**Problem requirements:**
Copy every line that contains the string "draw" from the entries below.

--- begin Exercise data ---

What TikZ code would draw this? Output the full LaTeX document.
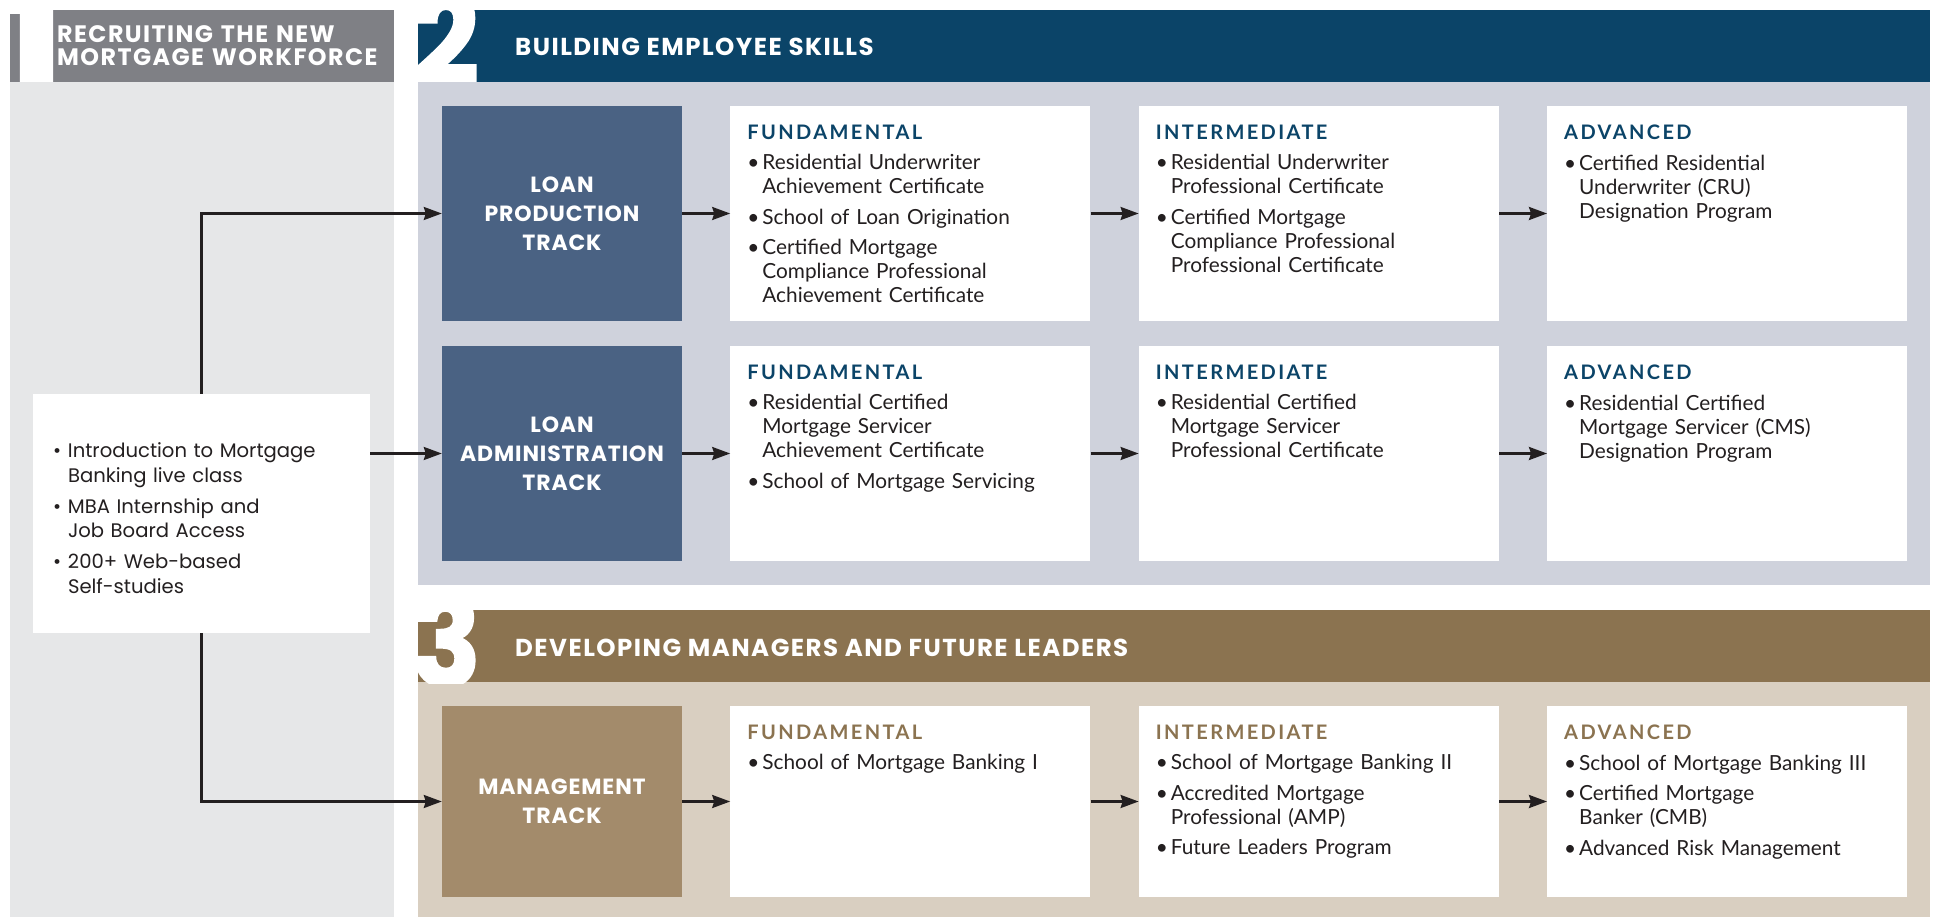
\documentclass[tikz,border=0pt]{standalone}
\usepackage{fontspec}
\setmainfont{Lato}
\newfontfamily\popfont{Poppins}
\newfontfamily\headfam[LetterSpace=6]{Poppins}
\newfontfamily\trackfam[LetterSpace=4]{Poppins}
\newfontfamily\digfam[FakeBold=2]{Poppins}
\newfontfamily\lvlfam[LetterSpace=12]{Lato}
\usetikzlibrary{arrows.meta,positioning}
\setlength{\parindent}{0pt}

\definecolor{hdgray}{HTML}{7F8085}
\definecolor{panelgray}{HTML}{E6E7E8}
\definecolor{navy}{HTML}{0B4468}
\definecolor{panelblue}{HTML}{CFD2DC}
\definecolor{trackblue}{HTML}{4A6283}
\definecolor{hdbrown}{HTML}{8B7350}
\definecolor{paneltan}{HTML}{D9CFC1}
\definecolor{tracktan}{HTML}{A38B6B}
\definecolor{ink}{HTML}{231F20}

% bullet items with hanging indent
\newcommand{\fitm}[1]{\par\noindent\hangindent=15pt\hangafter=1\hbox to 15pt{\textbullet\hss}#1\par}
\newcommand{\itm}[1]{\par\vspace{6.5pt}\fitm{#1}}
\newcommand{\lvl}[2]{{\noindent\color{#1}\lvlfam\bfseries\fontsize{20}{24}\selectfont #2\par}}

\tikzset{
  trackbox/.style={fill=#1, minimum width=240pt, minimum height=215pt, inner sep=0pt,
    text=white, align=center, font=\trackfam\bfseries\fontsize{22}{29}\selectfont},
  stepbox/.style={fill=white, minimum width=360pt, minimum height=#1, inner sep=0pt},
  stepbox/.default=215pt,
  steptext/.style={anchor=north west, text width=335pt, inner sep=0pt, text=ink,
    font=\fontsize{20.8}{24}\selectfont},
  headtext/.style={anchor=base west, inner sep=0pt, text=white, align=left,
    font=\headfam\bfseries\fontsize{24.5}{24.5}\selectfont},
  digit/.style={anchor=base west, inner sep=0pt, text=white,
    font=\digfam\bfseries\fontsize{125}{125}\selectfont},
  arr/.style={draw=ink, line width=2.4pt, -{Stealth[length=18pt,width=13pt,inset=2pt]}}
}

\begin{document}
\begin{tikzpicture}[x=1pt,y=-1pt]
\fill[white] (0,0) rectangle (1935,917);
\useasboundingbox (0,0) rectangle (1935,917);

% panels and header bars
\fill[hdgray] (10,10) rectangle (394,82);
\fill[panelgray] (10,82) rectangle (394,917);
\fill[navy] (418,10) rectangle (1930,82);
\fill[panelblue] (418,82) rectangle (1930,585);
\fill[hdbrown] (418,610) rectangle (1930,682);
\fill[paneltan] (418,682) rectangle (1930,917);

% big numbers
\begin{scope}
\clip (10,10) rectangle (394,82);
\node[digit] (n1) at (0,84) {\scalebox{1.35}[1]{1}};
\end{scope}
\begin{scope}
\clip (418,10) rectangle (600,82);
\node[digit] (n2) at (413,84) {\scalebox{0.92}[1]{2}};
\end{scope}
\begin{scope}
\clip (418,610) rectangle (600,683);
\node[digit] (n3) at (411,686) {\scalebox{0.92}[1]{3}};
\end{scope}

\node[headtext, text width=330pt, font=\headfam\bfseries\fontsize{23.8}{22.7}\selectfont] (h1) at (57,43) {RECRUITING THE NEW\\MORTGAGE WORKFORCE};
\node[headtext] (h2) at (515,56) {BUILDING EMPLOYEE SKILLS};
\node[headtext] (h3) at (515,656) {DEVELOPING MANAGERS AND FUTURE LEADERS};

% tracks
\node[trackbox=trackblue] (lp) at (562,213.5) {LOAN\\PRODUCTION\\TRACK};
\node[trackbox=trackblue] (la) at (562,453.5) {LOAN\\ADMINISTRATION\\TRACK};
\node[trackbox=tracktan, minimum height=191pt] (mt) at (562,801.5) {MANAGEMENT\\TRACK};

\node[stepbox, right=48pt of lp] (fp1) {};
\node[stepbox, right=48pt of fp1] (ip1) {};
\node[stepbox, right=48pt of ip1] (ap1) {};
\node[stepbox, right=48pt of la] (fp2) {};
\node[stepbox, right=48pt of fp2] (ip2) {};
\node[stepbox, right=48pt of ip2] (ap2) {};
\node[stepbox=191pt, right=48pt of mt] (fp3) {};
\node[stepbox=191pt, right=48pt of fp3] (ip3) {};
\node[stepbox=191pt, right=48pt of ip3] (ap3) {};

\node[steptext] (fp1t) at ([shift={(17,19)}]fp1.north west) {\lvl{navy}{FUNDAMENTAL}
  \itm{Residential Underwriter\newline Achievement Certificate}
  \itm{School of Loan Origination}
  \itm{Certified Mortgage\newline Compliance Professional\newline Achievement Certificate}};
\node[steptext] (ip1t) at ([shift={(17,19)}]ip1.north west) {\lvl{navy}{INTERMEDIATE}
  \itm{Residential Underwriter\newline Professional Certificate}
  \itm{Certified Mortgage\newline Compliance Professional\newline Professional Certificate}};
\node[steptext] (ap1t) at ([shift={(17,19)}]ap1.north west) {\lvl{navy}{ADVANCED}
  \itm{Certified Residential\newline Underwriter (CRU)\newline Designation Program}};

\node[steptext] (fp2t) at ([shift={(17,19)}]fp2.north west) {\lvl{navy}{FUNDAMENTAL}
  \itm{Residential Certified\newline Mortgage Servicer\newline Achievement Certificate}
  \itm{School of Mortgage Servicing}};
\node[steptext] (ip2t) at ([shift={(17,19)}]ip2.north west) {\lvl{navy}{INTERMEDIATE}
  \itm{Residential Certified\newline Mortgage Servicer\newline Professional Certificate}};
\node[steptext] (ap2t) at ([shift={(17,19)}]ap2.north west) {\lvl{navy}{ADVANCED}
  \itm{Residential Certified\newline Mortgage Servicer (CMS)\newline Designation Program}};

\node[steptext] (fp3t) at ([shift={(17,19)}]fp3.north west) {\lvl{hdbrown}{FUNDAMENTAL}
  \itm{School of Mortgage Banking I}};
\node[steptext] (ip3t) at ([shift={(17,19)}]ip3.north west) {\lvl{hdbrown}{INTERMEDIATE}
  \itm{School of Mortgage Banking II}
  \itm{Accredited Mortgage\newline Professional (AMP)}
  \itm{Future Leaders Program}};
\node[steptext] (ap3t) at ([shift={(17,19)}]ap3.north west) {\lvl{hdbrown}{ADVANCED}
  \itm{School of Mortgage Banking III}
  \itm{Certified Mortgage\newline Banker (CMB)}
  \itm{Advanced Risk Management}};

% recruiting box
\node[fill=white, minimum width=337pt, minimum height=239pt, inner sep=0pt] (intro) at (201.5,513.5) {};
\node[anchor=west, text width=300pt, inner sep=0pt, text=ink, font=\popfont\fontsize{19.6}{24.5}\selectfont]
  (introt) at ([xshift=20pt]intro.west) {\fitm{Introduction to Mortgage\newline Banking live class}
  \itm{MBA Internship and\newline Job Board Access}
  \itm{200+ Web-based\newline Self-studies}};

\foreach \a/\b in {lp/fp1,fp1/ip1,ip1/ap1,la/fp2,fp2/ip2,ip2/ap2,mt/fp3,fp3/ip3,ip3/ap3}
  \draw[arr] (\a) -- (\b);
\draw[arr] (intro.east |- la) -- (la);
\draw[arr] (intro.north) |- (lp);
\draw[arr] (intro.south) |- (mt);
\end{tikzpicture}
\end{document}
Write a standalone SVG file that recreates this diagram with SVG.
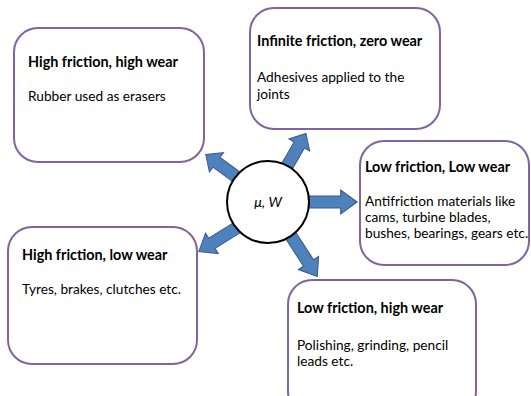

--- end Exercise data ---

**Written reply:**
What TikZ code would draw this? Output the full LaTeX document.
  arr/.style={draw=ink, line width=2.4pt, -{Stealth[length=18pt,width=13pt,inset=2pt]}}
  \draw[arr] (\a) -- (\b);
\draw[arr] (intro.east |- la) -- (la);
\draw[arr] (intro.north) |- (lp);
\draw[arr] (intro.south) |- (mt);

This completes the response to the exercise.